These days, people can always find you, which is a statement so obvious as to be worthless. Be it on your phone, your messenger app of choice or even a gaming console like the PS5 some kind stranger inexplicably gave my family on New Year’s Eve (I’m still trying to wrap my head around that one), there is probably an icon with your name under it and a little green dot to indicate if you are “active”.
I can assure you, if the little green dot on messenger indicates I am online, I am being anything but active. More than likely, the only thing I am exercising is bad posture while I doomscroll on Facebook.
Even so, we want people to look for us, to seek out our company or failing that, at least our opinions. Did you see this? Did you hear that? What do you think about such-and-such? Like the line goes in the great Gen X anthem, Radiohead’s Creep, “I want you to notice when I’m not around”.
So we have to somehow make ourselves both available and yet not available. Luckily, the devices now take care of that for us. “AFK” was early internet lingo for “away from computer”.
You typed it into chat rooms to let others know why you suddenly went silent, be it a trip to the kitchen or the bathroom.

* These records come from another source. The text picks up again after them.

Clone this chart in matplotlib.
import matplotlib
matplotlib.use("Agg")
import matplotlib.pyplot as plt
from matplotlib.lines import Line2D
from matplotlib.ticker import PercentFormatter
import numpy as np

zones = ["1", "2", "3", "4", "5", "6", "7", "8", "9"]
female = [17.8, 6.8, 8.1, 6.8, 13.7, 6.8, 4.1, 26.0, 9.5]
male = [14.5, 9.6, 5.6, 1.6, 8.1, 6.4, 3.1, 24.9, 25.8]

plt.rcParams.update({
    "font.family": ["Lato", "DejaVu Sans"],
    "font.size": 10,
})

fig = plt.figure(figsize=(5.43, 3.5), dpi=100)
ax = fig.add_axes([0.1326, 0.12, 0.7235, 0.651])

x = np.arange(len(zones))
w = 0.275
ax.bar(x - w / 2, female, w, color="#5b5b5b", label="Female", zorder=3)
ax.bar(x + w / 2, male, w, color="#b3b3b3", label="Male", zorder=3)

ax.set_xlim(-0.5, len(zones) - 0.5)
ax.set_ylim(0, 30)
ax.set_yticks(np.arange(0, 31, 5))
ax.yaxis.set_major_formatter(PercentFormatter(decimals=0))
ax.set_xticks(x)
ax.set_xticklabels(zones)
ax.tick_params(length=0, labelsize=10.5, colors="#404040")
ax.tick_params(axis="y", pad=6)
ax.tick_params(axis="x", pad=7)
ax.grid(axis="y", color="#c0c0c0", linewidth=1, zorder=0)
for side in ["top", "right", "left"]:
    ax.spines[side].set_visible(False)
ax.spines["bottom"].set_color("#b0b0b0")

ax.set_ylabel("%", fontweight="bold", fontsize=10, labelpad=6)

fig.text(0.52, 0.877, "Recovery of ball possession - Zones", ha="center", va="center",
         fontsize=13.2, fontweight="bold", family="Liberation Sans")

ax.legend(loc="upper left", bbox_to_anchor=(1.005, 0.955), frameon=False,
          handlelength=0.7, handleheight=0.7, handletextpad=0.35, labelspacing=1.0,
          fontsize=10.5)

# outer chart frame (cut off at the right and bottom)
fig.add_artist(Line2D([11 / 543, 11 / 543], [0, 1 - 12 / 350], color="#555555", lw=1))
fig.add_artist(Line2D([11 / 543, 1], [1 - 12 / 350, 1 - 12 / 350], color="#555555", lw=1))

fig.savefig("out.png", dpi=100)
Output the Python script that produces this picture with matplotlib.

Now, there are convenient, clickable statuses to do the same thing on a much wider variety of platforms, but no one uses them. If people used them, how could they be simultaneously available and yet not available? They can’t notice you’re not around if they haven’t experienced the agony of an ignored message.
But when was the last time you really disconnected? When did you go totally radio silent, full dark, no stars? As a family man, the days when I can disconnect from all communications are fewer and farther between than February 29 on Leap Year. When I was young though, I would do it on a whim.

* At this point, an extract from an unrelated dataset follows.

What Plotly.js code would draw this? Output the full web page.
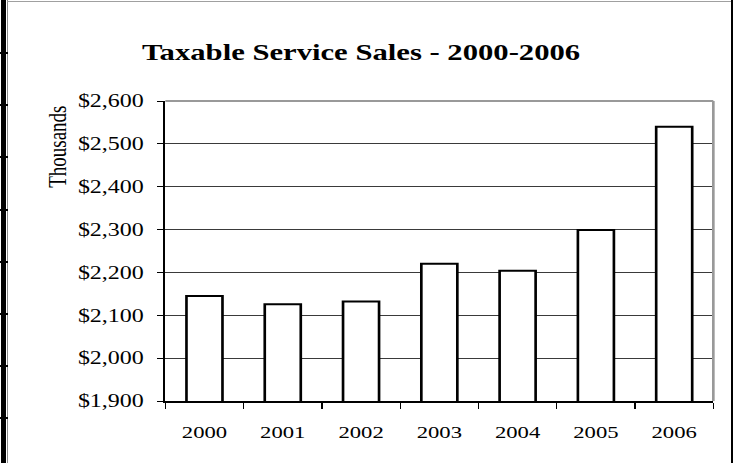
<!DOCTYPE html>
<html>
<head>
<meta charset="utf-8">
<script src="https://cdn.plot.ly/plotly-3.0.1.min.js"></script>
<style>
html, body { margin: 0; padding: 0; background: #fff; overflow: hidden; }
#wrap { position: relative; width: 736px; height: 463px; overflow: hidden; background: #fff; }
#chart { position: absolute; left: 0; top: 0; width: 552px; height: 463px; transform: scale(1.33333, 1); transform-origin: 0 0; }
.frame { position: absolute; }
</style>
</head>
<body>
<div id="wrap">
  <div id="chart"></div>
  <div class="frame" style="left:1px;top:0;width:5px;height:463px;background:#000"></div>
  <div class="frame" style="left:7px;top:0;width:1px;height:463px;background:#8c8c8c"></div>
  <div class="frame" style="left:7px;top:1px;width:725px;height:1px;background:#a0a0a0"></div>
  <div class="frame" style="left:731px;top:0;width:1.5px;height:463px;background:#000"></div>
</div>
<script>
// ---- data ----
const years = ['2000', '2001', '2002', '2003', '2004', '2005', '2006'];
const sales = [2145, 2126, 2132, 2220, 2204, 2299, 2540]; // $ thousands
const chartTitle = 'Taxable Service Sales - 2000-2006';
const yUnitLabel = 'Thousands';

// decorative ruler ticks on the left page border
const wrap = document.getElementById('wrap');
for (let k = 0; k < 8; k++) {
  const d = document.createElement('div');
  d.className = 'frame';
  d.style.cssText = 'left:0;width:8px;height:2px;background:#000;top:' + (52 + k * 52.2).toFixed(1) + 'px';
  wrap.appendChild(d);
}

const serif = 'Liberation Serif, Times New Roman, Times, serif';

const trace = {
  type: 'bar',
  x: years,
  y: sales,
  marker: { color: '#ffffff', line: { color: '#000000', width: 2 } },
  hoverinfo: 'x+y'
};

const layout = {
  width: 552,
  height: 463,
  margin: { l: 124, r: 17, t: 101, b: 62, pad: 0 },
  paper_bgcolor: '#ffffff',
  plot_bgcolor: '#ffffff',
  font: { family: serif, color: '#000000' },
  showlegend: false,
  bargap: 0.54,
  title: {
    text: chartTitle,
    font: { family: serif, size: 23, weight: 700, color: '#000000' },
    xref: 'container', x: 0.4906, xanchor: 'center',
    yref: 'container', y: 1 - 52 / 463, yanchor: 'middle'
  },
  xaxis: {
    type: 'category',
    showline: true, linecolor: '#000000', linewidth: 1.5,
    ticks: 'outside', tickson: 'boundaries', ticklen: 6, tickwidth: 1, tickcolor: '#000000',
    showgrid: false, zeroline: false,
    tickfont: { family: serif, size: 17, color: '#000000' },
    ticklabelstandoff: 15,
    fixedrange: true
  },
  yaxis: {
    range: [1900, 2600],
    tick0: 1900, dtick: 100,
    tickprefix: '$', tickformat: ',d',
    showline: true, linecolor: '#000000', linewidth: 1.5,
    ticks: 'outside', ticklen: 5, tickwidth: 1, tickcolor: '#000000',
    showgrid: true, gridcolor: '#3a3a3a', gridwidth: 1,
    zeroline: false,
    tickfont: { family: serif, size: 18, color: '#000000' },
    ticklabelstandoff: 6,
    fixedrange: true
  },
  shapes: [
    { type: 'line', xref: 'paper', yref: 'paper', x0: 0, x1: 1, y0: 1, y1: 1, line: { color: '#999999', width: 2 } },
    { type: 'line', xref: 'paper', yref: 'paper', x0: 1, x1: 1, y0: 0, y1: 1, line: { color: '#999999', width: 2 } }
  ],
  annotations: [
    {
      text: yUnitLabel, textangle: -90,
      xref: 'paper', yref: 'paper', x: -0.198, y: 0.846,
      xanchor: 'center', yanchor: 'middle', showarrow: false,
      font: { family: serif, size: 19, color: '#000000' }
    }
  ]
};

Plotly.newPlot('chart', [trace], layout, { displayModeBar: false, staticPlot: true });
</script>
</body>
</html>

One summer, I disappeared from my friend group for two days for no other reason than I was reading The Chronicles of Amber by Roger Zelazny and became so wrapped up in the story I needed to finish it all in one go. It was the weekend, time to party, to drink and carouse and make mayhem— but if I didn’t get those five books finished as soon as humanly possible I might have blown a gasket.
My mother was bemused but understanding. I had left strict instructions to tell anyone who called or came by that she had no idea where I was or what I was up to. People noticed I wasn’t around, but I didn’t care. I wanted to know how Corwin lost his memory, if his eyes would grow back and if his curse had doomed the brother that blinded him.

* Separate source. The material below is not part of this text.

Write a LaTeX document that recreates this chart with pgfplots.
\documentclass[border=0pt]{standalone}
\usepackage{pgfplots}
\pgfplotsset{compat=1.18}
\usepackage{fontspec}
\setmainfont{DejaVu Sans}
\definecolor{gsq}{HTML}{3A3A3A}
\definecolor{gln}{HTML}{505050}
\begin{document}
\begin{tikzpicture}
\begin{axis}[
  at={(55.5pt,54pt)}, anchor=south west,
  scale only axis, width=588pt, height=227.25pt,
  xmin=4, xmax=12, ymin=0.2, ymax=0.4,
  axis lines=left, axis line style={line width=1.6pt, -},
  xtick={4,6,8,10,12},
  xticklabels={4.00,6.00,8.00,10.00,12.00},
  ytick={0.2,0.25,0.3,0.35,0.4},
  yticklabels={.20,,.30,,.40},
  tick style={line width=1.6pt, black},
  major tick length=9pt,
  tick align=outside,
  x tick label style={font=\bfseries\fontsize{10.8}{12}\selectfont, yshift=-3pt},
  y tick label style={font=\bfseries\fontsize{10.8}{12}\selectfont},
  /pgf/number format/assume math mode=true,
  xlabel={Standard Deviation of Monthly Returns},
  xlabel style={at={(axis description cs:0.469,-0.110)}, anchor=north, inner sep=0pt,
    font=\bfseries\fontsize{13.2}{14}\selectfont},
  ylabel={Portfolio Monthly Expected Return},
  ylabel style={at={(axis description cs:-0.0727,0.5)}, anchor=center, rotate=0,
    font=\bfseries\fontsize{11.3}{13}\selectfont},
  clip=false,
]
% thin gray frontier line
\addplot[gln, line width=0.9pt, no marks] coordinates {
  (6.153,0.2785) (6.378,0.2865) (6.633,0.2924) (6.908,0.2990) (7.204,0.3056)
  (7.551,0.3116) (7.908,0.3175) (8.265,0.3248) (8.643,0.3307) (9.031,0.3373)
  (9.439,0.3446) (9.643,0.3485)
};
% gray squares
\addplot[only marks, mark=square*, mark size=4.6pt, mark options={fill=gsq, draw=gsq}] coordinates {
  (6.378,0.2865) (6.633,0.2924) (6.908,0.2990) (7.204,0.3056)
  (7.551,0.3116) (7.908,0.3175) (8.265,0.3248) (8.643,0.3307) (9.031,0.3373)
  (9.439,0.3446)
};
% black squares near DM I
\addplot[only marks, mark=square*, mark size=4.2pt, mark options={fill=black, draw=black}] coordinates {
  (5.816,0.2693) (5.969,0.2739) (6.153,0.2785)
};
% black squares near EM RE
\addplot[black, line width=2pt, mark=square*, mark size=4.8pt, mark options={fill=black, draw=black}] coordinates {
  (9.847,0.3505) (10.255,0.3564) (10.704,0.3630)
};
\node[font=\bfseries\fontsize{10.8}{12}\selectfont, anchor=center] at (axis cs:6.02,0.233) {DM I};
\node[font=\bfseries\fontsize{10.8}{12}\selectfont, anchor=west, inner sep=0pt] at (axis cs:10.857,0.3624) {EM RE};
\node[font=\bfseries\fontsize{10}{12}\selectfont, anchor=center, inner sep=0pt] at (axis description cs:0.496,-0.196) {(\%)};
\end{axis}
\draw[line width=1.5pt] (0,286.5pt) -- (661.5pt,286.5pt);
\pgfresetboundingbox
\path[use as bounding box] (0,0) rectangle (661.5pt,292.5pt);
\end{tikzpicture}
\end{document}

During a food break before diving back into Zelazny’s world of shadow dimensions and cutthroat family intrigue, my mother told me of the time in college she skipped classes for three days just to read James Clavell’s Shogun. She had smiled as she told me.
Looking back, I understand that smile better each year. Ma died before the all-encompassing web of smartphones and social media swept us all up like fish in a net, but I doubt it would have caught her. She was the kind to turn off the ringer on the phone if it ever disturbed her peace.
I have been known to do the same, though like everyone else, I carry the phone around in my pocket. Usually, I’m just tuning out the annoying rings, pings and dings of my phone because I am being assailed by some other intrusive aspect of modern life.
The problem is I forget to turn the dang thing back on. This usually leads to piles of missed calls and strings of increasingly impatient texts, which might even be worth it if I was doing anything I enjoyed half as much as my two day trip to Zelazny’s Castle Amber.
Maybe that was why the kindly stranger gave us a free PS5? He had tried to escape for a little while into whatever game was his own Castle Amber— but that little green dot said he was “active” and some message kept dragging him back to the real world.
That’s the problem these days. No one really sees you or hears you, but they always notice when you’re not around.